Food aid update

From Yonhap:

A U.S. human rights organization on Thursday urged North Korea to allow international monitoring of food distribution, saying its recent policy changes on outside aid may cause renewed hunger among its people.

Recent decisions by Pyongyang to suspend the operations of the World Food Program in the country and revive the food rationing system may leave many in hunger, said Washington-based Human Rights Watch in a press conference in Seoul.

“North Korea has gone back to precisely the same place, when the famine began,” said Tom Malinowski, Washington advocacy director of the organization, referring to the mid 1990s in which two million North Koreans supposedly died of hunger.

North Korea adopted a series of policies last year that irked international human rights organizations. It asked the U.N. relief agency to end emergency food aid and its monitoring in September and then announced the reinstatement of the public distribution system, in which the government provides rationing of food and equipment to individuals.

Citing interviews with North Korean defectors and World Food Program officials, the rights watchdog said the food rationing system operates on a priority basis, feeding Workers’ Party members and military and police officers while leaving many ordinary people in hunger.

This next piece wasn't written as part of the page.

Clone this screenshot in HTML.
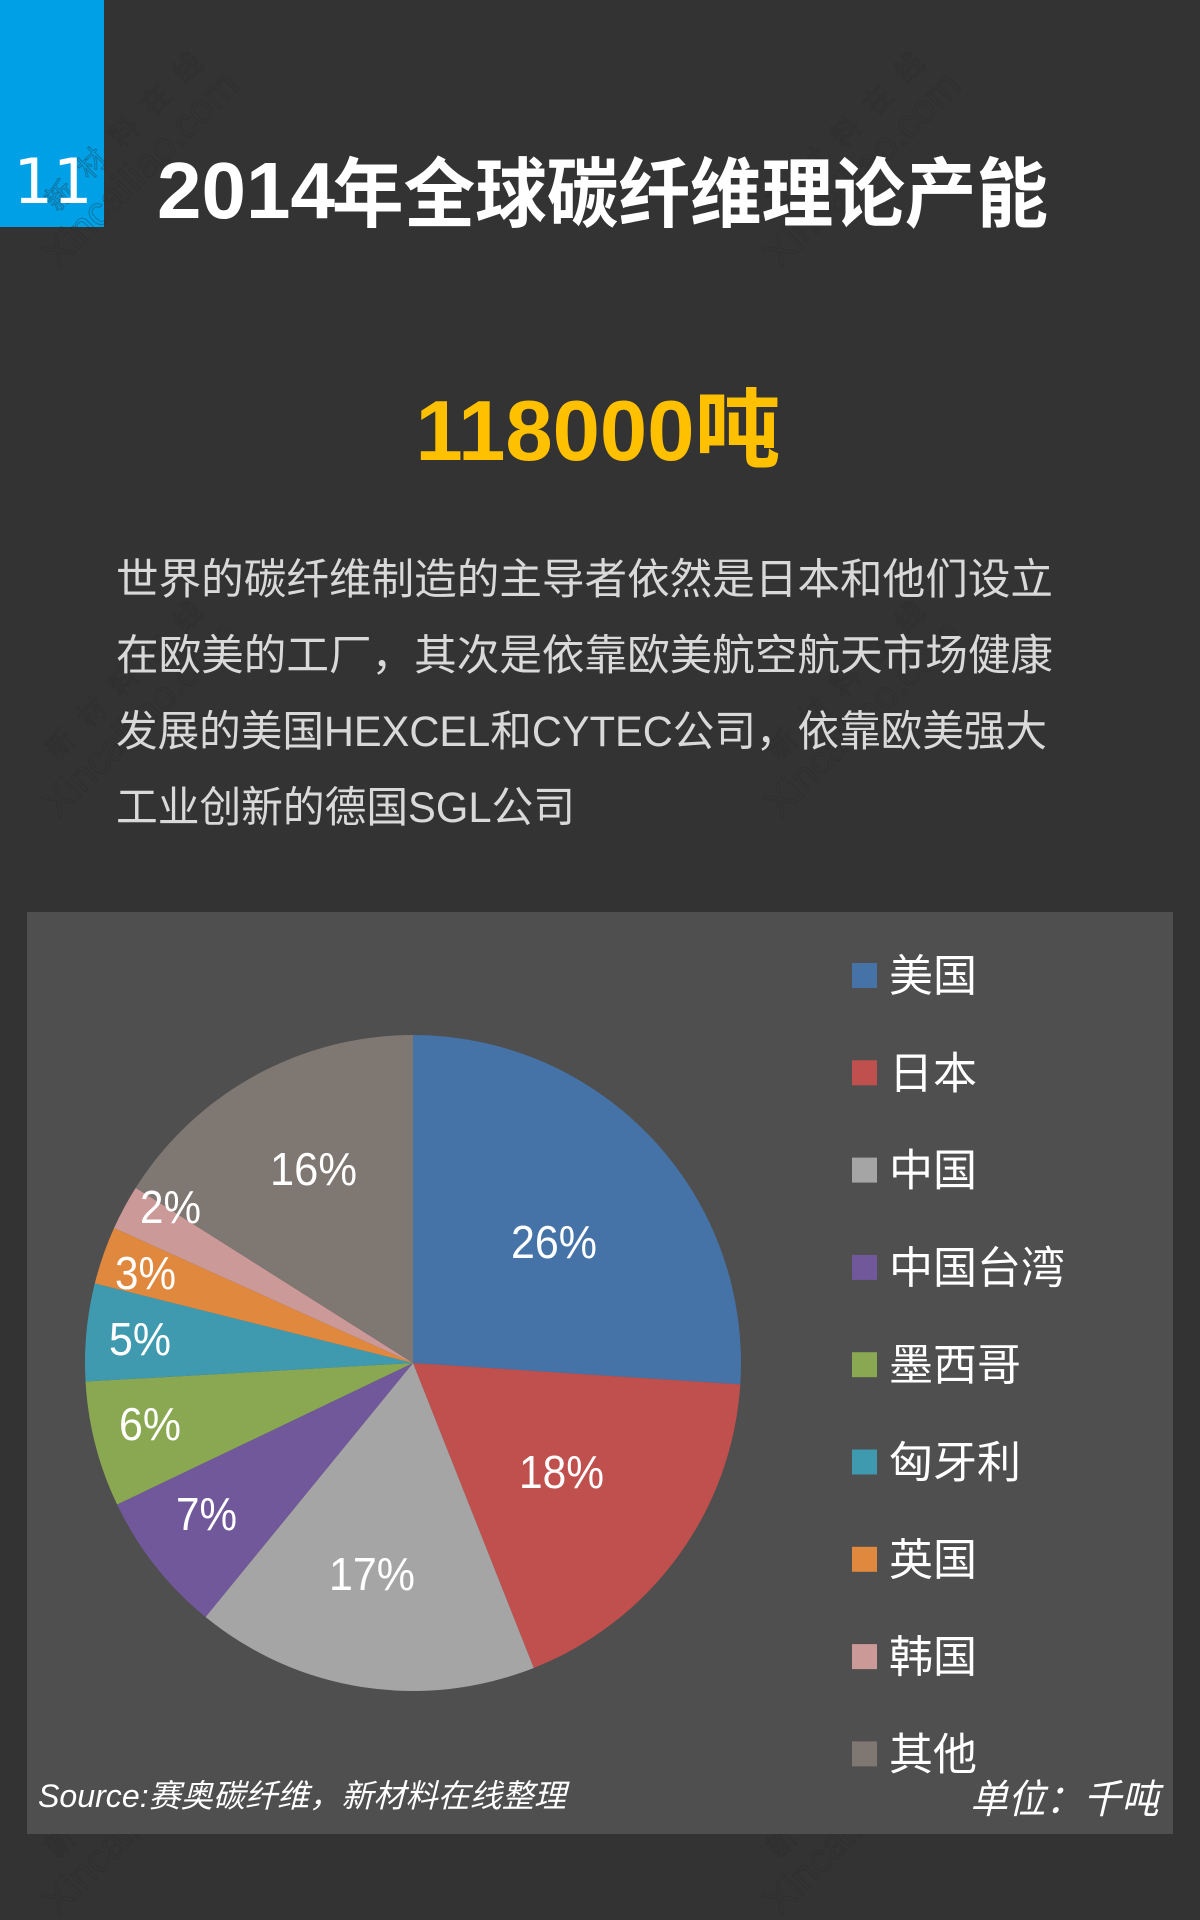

Despite its improved harvest in recent years, North Korea still suffers from a chronic food shortage, it said, with the country needing approximately 6 million tons of grain a year to provide basic nutrition for its 22 million people.

The North’s grain production hovers at 4.5 million tons and it receives 750,000 tons in aid from South Korea and China, but still falls short of demand, the organization said, citing statistics from the South Korean government.

It urged Seoul to strengthen the monitoring in the North to make sure the needy people get the food.

South Korea shouldn’t “simply passively accept that it is inevitable that North Korea cannot be influenced,” Malinowski said.

North Korea experts in Seoul, however, said the recent decisions by the communist country suggest it is making efforts to stand on its own rather than depend on emergency donations. And the revival of the public distribution system illustrates its improved food situation, they said.

“When the rationing system was reduced (in the late 1990s) it was because the government didn’t have food to distribute. Now that it has expanded the rationing system, it is in a better situation,” said Chon Hyun-joon, senior research fellow with the Korea Institute for National Unification, a public research body on North Korea in Seoul.